→ Required task
Note each line that includes the word "script". Copy those lines.

→ Dataset extract
========================
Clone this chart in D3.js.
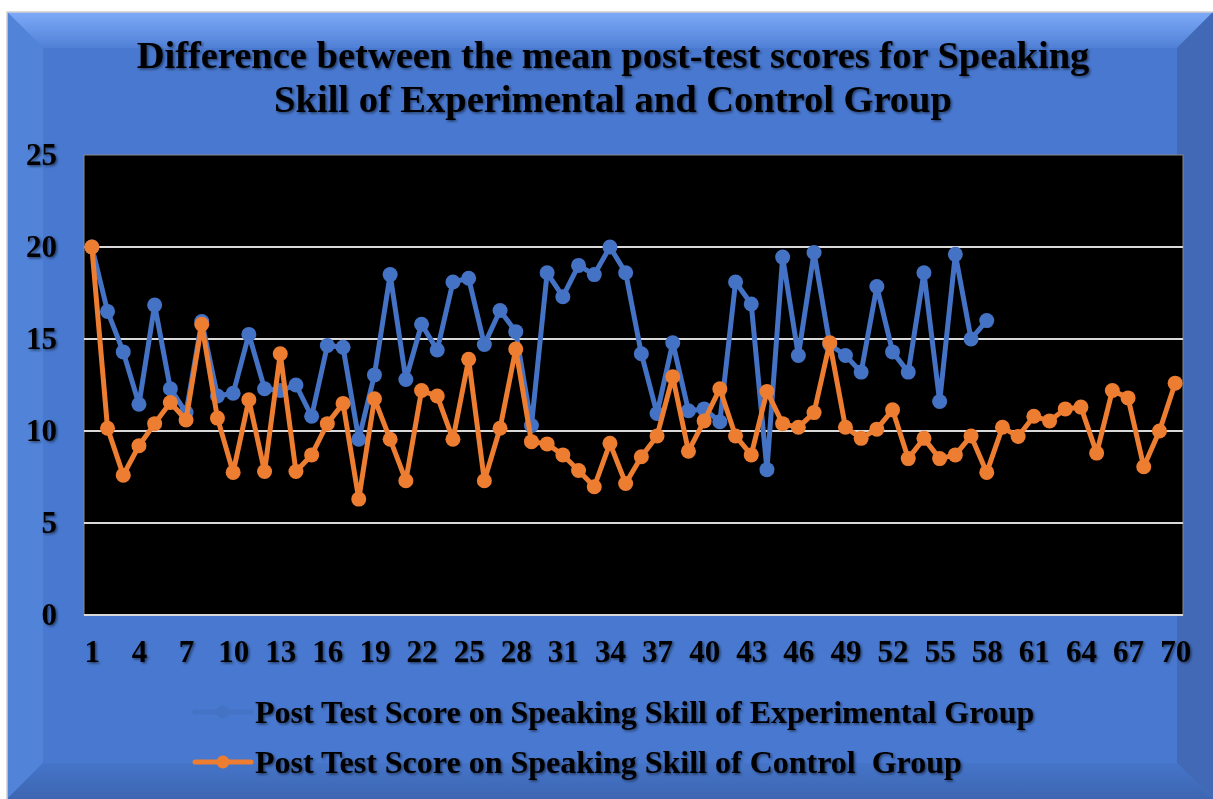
<html lang="en">
    <head>
        <meta charset="utf-8">
        <title>Speaking skill post-test scores</title>
        <style>
			body {
				margin: 0;
				background-color: white;
			}
			.axis text, .title, .legend text {
				font-family: "Liberation Serif", "Times New Roman", serif;
				font-weight: bold;
				fill: black;
			}
			.axis path, .axis line {
				display: none;
			}
        </style>
    </head>
    <body>
    <script type="text/javascript" src="https://cdnjs.cloudflare.com/ajax/libs/d3/7.8.5/d3.min.js"></script>
    <script type="text/javascript">

// data
var students = d3.range(1, 71);
var experimental = [20, 16.5, 14.3, 11.45, 16.85, 12.3, 11.0, 15.95, 11.9, 12.05,
                    15.25, 12.3, 12.2, 12.5, 10.8, 14.65, 14.55, 9.55, 13.05, 18.5,
                    12.8, 15.8, 14.4, 18.1, 18.3, 14.7, 16.55, 15.4, 10.3, 18.6,
                    17.3, 19.0, 18.5, 20.0, 18.6, 14.2, 10.95, 14.8, 11.1, 11.2,
                    10.5, 18.1, 16.9, 7.9, 19.45, 14.1, 19.7, 14.7, 14.1, 13.2,
                    17.85, 14.3, 13.2, 18.6, 11.6, 19.6, 15.0, 16.0];
var control = [20, 10.15, 7.6, 9.2, 10.4, 11.55, 10.6, 15.8, 10.7, 7.75,
               11.7, 7.8, 14.2, 7.8, 8.7, 10.4, 11.5, 6.3, 11.75, 9.55,
               7.3, 12.2, 11.9, 9.55, 13.9, 7.3, 10.15, 14.45, 9.42, 9.3,
               8.7, 7.85, 6.97, 9.33, 7.15, 8.6, 9.73, 12.95, 8.9, 10.55,
               12.3, 9.73, 8.7, 12.15, 10.4, 10.2, 11.0, 14.8, 10.2, 9.6,
               10.1, 11.15, 8.5, 9.6, 8.5, 8.7, 9.73, 7.75, 10.2, 9.7,
               10.8, 10.55, 11.2, 11.3, 8.8, 12.2, 11.8, 8.06, 10.0, 12.6];
var yTicks = [0, 5, 10, 15, 20, 25];
var xTicks = students.filter(function(d) { return (d - 1) % 3 === 0; });
var seriesNames = ["Post Test Score on Speaking Skill of Experimental Group",
                   "Post Test Score on Speaking Skill of Control  Group"];
var colors = ["#4472C4", "#ED7D31"];
var titleLines = ["Difference between the mean post-test scores for Speaking",
                  "Skill of Experimental and Control Group"];

var fullWidth = 1213;
var fullHeight = 799;
var plot = {left: 84, right: 1183, top: 155, bottom: 615};

var svg = d3.select("body")
            .append("svg")
            .attr("width", fullWidth)
            .attr("height", fullHeight);

var defs = svg.append("defs");
var topGrad = defs.append("linearGradient").attr("id", "topGrad")
                  .attr("x1", 0).attr("y1", 0).attr("x2", 0).attr("y2", 1);
topGrad.append("stop").attr("offset", "0%").attr("stop-color", "#7eaaf8");
topGrad.append("stop").attr("offset", "100%").attr("stop-color", "#5080d6");
var botGrad = defs.append("linearGradient").attr("id", "botGrad")
                  .attr("x1", 0).attr("y1", 0).attr("x2", 0).attr("y2", 1);
botGrad.append("stop").attr("offset", "0%").attr("stop-color", "#4574c8");
botGrad.append("stop").attr("offset", "100%").attr("stop-color", "#3d66b2");
var shadow = defs.append("filter").attr("id", "shadow")
                 .attr("x", "-5%").attr("y", "-20%").attr("width", "110%").attr("height", "140%");
shadow.append("feDropShadow").attr("dx", 1.5).attr("dy", 1.5).attr("stdDeviation", 1.2)
      .attr("flood-color", "#000").attr("flood-opacity", 0.5);

// beveled frame
var fx0 = 7, fy0 = 12, fx1 = 1213, fy1 = 799, bev = 36;
svg.append("rect")
   .attr("x", fx0).attr("y", fy0)
   .attr("width", fx1 - fx0).attr("height", fy1 - fy0)
   .attr("fill", "#4a7bd0");
function poly(pts, fill) {
  svg.append("polygon")
     .attr("points", pts.map(function(p) { return p.join(","); }).join(" "))
     .attr("fill", fill);
}
poly([[fx0, fy0], [fx1, fy0], [fx1 - bev, fy0 + bev], [fx0 + bev, fy0 + bev]], "url(#topGrad)");
poly([[fx0, fy0], [fx0 + bev, fy0 + bev], [fx0 + bev, fy1 - bev], [fx0, fy1]], "#5183d8");
poly([[fx1, fy0], [fx1, fy1], [fx1 - bev, fy1 - bev], [fx1 - bev, fy0 + bev]], "#4269b6");
poly([[fx0, fy1], [fx0 + bev, fy1 - bev], [fx1 - bev, fy1 - bev], [fx1, fy1]], "url(#botGrad)");
svg.append("rect")
   .attr("x", fx0 + bev).attr("y", fy0 + bev)
   .attr("width", fx1 - fx0 - 2 * bev).attr("height", fy1 - fy0 - 2 * bev)
   .attr("fill", "#4878cf");
svg.append("rect")
   .attr("x", fx0).attr("y", fy0)
   .attr("width", fx1 - fx0 + 2).attr("height", fy1 - fy0 + 2)
   .attr("fill", "none").attr("stroke", "#d0d0d0").attr("stroke-width", 1.5);

// title
svg.append("g").attr("filter", "url(#shadow)")
   .selectAll("text")
   .data(titleLines).enter()
   .append("text").attr("class", "title")
   .attr("x", 613)
   .attr("y", function(d, i) { return 68 + i * 44; })
   .attr("text-anchor", "middle")
   .style("font-size", "38.5px")
   .text(function(d) { return d; });

var xScale = d3.scalePoint()
               .domain(students)
               .range([plot.left, plot.right])
               .padding(0.5);
var yScale = d3.scaleLinear()
               .domain([0, 25])
               .range([plot.bottom, plot.top]);

// plot area
svg.append("rect")
   .attr("x", plot.left).attr("y", plot.top)
   .attr("width", plot.right - plot.left).attr("height", plot.bottom - plot.top)
   .attr("fill", "black").attr("stroke", "#8a8a8a").attr("stroke-width", 1);

svg.append("g")
   .selectAll("line")
   .data(yTicks.filter(function(d) { return d < 25; })).enter()
   .append("line")
   .attr("x1", plot.left).attr("x2", plot.right)
   .attr("y1", function(d) { return yScale(d); })
   .attr("y2", function(d) { return yScale(d); })
   .attr("stroke", "#d9d9d9").attr("stroke-width", 2);

// axes
var yAxis = d3.axisLeft(yScale).tickValues(yTicks).tickSize(0).tickPadding(27);
var xAxis = d3.axisBottom(xScale).tickValues(xTicks).tickSize(0).tickPadding(25);

svg.append("g")
   .attr("class", "axis")
   .attr("filter", "url(#shadow)")
   .attr("transform", "translate(" + plot.left + ",0)")
   .call(yAxis)
   .selectAll("text").style("font-size", "31px");

svg.append("g")
   .attr("class", "axis")
   .attr("filter", "url(#shadow)")
   .attr("transform", "translate(0," + plot.bottom + ")")
   .call(xAxis)
   .selectAll("text").style("font-size", "31px");

// lines and markers
var series = [experimental, control];
var line = d3.line()
             .x(function(d, i) { return xScale(students[i]); })
             .y(function(d) { return yScale(d); });

series.forEach(function(vals, s) {
  var g = svg.append("g").attr("class", "series");
  g.append("path")
   .datum(vals)
   .attr("d", line)
   .attr("fill", "none")
   .attr("stroke", colors[s])
   .attr("stroke-width", 5)
   .attr("stroke-linejoin", "round");
  g.selectAll("circle")
   .data(vals).enter()
   .append("circle")
   .attr("cx", function(d, i) { return xScale(students[i]); })
   .attr("cy", function(d) { return yScale(d); })
   .attr("r", 7.5)
   .attr("fill", colors[s]);
});

// legend
var legend = svg.append("g").attr("class", "legend");
var items = legend.selectAll("g")
                  .data(seriesNames).enter()
                  .append("g")
                  .attr("transform", function(d, i) { return "translate(195," + (712 + i * 50) + ")"; });
items.append("line")
     .attr("x1", 0).attr("x2", 56)
     .attr("stroke", function(d, i) { return colors[i]; })
     .attr("stroke-width", 5).attr("stroke-linecap", "round");
items.append("circle")
     .attr("cx", 28).attr("r", 6.5)
     .attr("fill", function(d, i) { return colors[i]; });
items.append("text")
     .attr("x", 60).attr("y", 11)
     .attr("filter", "url(#shadow)")
     .style("font-size", "32px")
     .style("white-space", "pre")
     .text(function(d) { return d; });

    </script>
    </body>
</html>
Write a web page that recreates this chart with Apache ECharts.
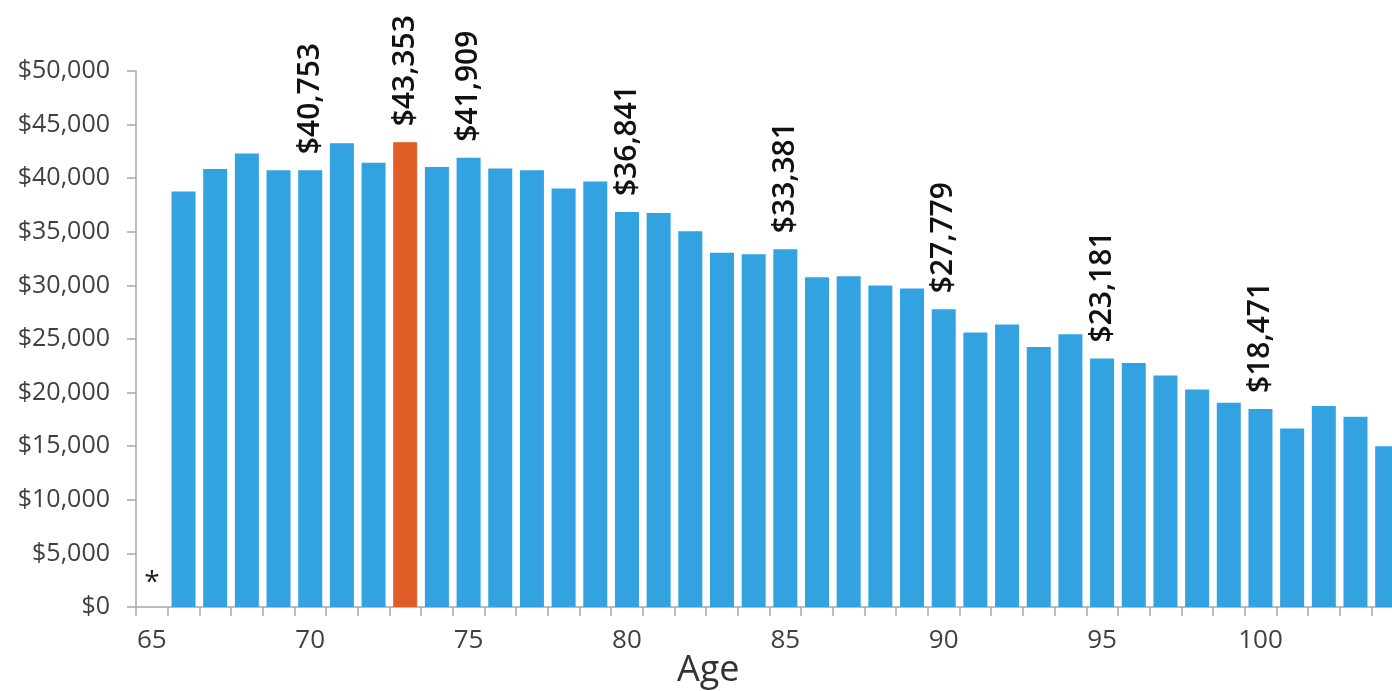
<!DOCTYPE html>
<html>
<head>
<meta charset="utf-8">
<title>Income by Age</title>
<script src="https://cdn.jsdelivr.net/npm/echarts@6/dist/echarts.min.js"></script>
<style>
  html, body { margin: 0; padding: 0; background: #ffffff; }
  #chart { width: 1392px; height: 691px; }
</style>
</head>
<body>
<div id="chart"></div>
<script>
// Ages on the horizontal axis
const ages = ['65','66','67','68','69','70','71','72','73','74','75','76','77','78','79',
  '80','81','82','83','84','85','86','87','88','89','90','91','92','93','94',
  '95','96','97','98','99','100','101','102','103','104'];

// Median income per age (no value for 65)
const income = [null, 38750, 40850, 42300, 40750, 40753, 43250, 41450, 43353, 41050,
  41909, 40900, 40750, 39050, 39700, 36841, 36750, 35050, 33050, 32900,
  33381, 30750, 30850, 30000, 29700, 27779, 25600, 26350, 24250, 25450,
  23181, 22750, 21600, 20300, 19050, 18471, 16650, 18750, 17750, 15000];

// Ages whose value is written above the bar
const labeledAges = ['70', '73', '75', '80', '85', '90', '95', '100'];
// Peak age drawn in orange
const highlightAge = '73';
// Footnote marker for ages without data
const noteMarks = { '65': '*' };

// Y-axis ticks
const yMin = 0, yMax = 50000, yStep = 5000;

const BLUE = '#32a2e0';
const ORANGE = '#df5d27';
const FONT = '"Open Sans", "Noto Sans", sans-serif';

const fmtMoney = v => '$' + Math.round(v).toLocaleString('en-US');

const barData = ages.map((age, i) => {
  const v = income[i];
  const item = { value: v == null ? 0 : v };
  if (age === highlightAge) {
    item.itemStyle = { color: ORANGE, borderColor: ORANGE, borderWidth: 1 };
  }
  if (labeledAges.includes(age)) {
    item.label = {
      show: true,
      position: 'top',
      rotate: 90,
      align: 'left',
      verticalAlign: 'middle',
      distance: 16,
      fontFamily: FONT,
      fontSize: 30,
      fontWeight: 600,
      color: '#111111',
      formatter: p => fmtMoney(p.value)
    };
  } else if (noteMarks[age]) {
    item.label = {
      show: true,
      position: 'top',
      distance: 10,
      fontFamily: FONT,
      fontSize: 28,
      color: '#222222',
      formatter: () => noteMarks[age]
    };
  }
  return item;
});

const chart = echarts.init(document.getElementById('chart'), null, { renderer: 'canvas' });

// The plot runs past the right edge, so the last bar is clipped
chart.setOption({
  animation: false,
  backgroundColor: '#ffffff',
  grid: { left: 136, top: 71, bottom: 84, width: 1267, containLabel: false, outerBoundsMode: 'none' },
  xAxis: {
    type: 'category',
    data: ages,
    boundaryGap: true,
    axisLine: { show: true, lineStyle: { color: '#a6a6a6', width: 1.5 } },
    axisTick: { show: true, alignWithLabel: false, interval: 0, length: 9, lineStyle: { color: '#a6a6a6', width: 1.5 } },
    axisLabel: {
      interval: 4,
      margin: 21,
      fontFamily: FONT,
      fontSize: 26,
      color: '#404040'
    },
    splitLine: { show: false }
  },
  yAxis: {
    type: 'value',
    min: yMin,
    max: yMax,
    interval: yStep,
    axisLine: { show: true, lineStyle: { color: '#a6a6a6', width: 1.5 } },
    axisTick: { show: true, length: 9, lineStyle: { color: '#a6a6a6', width: 1.5 } },
    axisLabel: {
      margin: 26,
      fontFamily: FONT,
      fontSize: 25,
      color: '#404040',
      formatter: v => fmtMoney(v)
    },
    splitLine: { show: false }
  },
  graphic: [{
    type: 'text',
    left: 677,
    top: 653,
    style: { text: 'Age', fontFamily: FONT, fontSize: 36, fill: '#333333' }
  }],
  series: [{
    type: 'bar',
    data: barData,
    barWidth: 24,
    itemStyle: { color: BLUE },
    label: { show: false }
  }]
});
</script>
</body>
</html>
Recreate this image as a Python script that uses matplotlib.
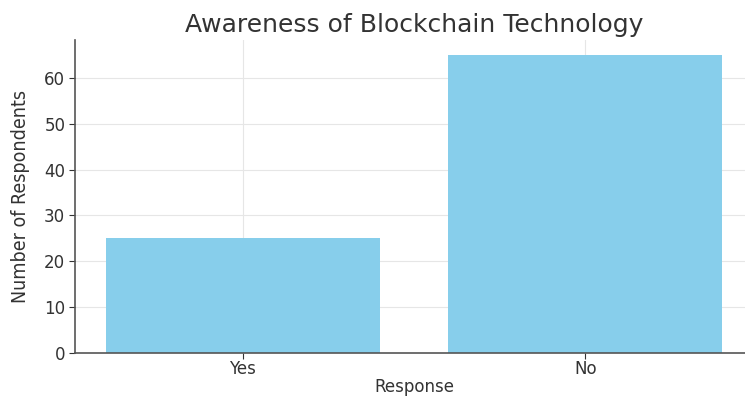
========================
→ Problem solution
    <script type="text/javascript" src="https://cdnjs.cloudflare.com/ajax/libs/d3/7.8.5/d3.min.js"></script>
    <script type="text/javascript">
    </script>
<script src="https://cdn.jsdelivr.net/npm/echarts@6/dist/echarts.min.js"></script>
<script>
</script>
Recreate this image as a Python script that uses matplotlib.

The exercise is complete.